With all that in place, you should be able to run rake sitemap:refresh and have your sitemaps generated and uploaded!

After running my test with my bucket 'sitemap-generator' my sitemaps were uploaded to https://s3.amazonaws.com/sitemap-generator/sitemaps/sitemap1.xml.gz and https://s3.amazonaws.com/sitemap-generator/sitemaps/sitemap_index.xml.gz successfully.

To make sure that your sitemaps are found by the search engines, include the link to the sitemap_index.xml.gz file in your robots.txt file, by adding the following line:

Sitemap: http://s3.amazonaws.com/sitemap-generator/sitemaps/sitemap_index.xml.gz

And that should be it! This is still in beta and is not well tested at this time.

Troubleshooting

If you encounter problems, first check the tmp/ directory and make sure the sitemap files were generated correctly (matching the rake output). Then make sure that your S3 bucket is made public and check for any response messages from CarrierWave.

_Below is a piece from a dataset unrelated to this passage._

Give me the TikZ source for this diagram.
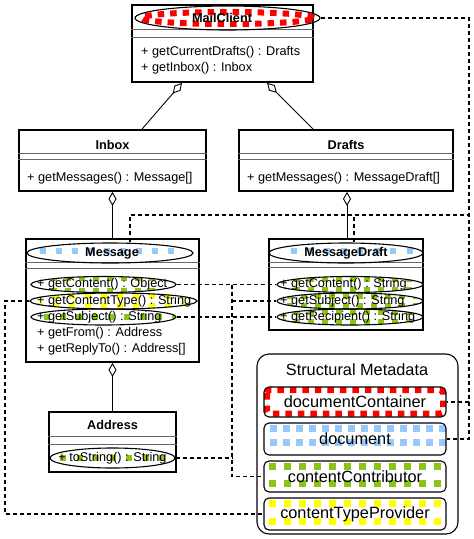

From Issue #69 - If you were already using CarrierWave for uploads, make sure to note this line in the carrierwave.rb initializer above:

config.storage = :fog

CarrierWave examples commonly set the storage value in the uploader, like this:

class AvatarUploader < CarrierWave::Uploader::Base
  storage :fog
end

However, in order for sitemap uploads to work properly, this value must be set in the carrierwave.rb initializer.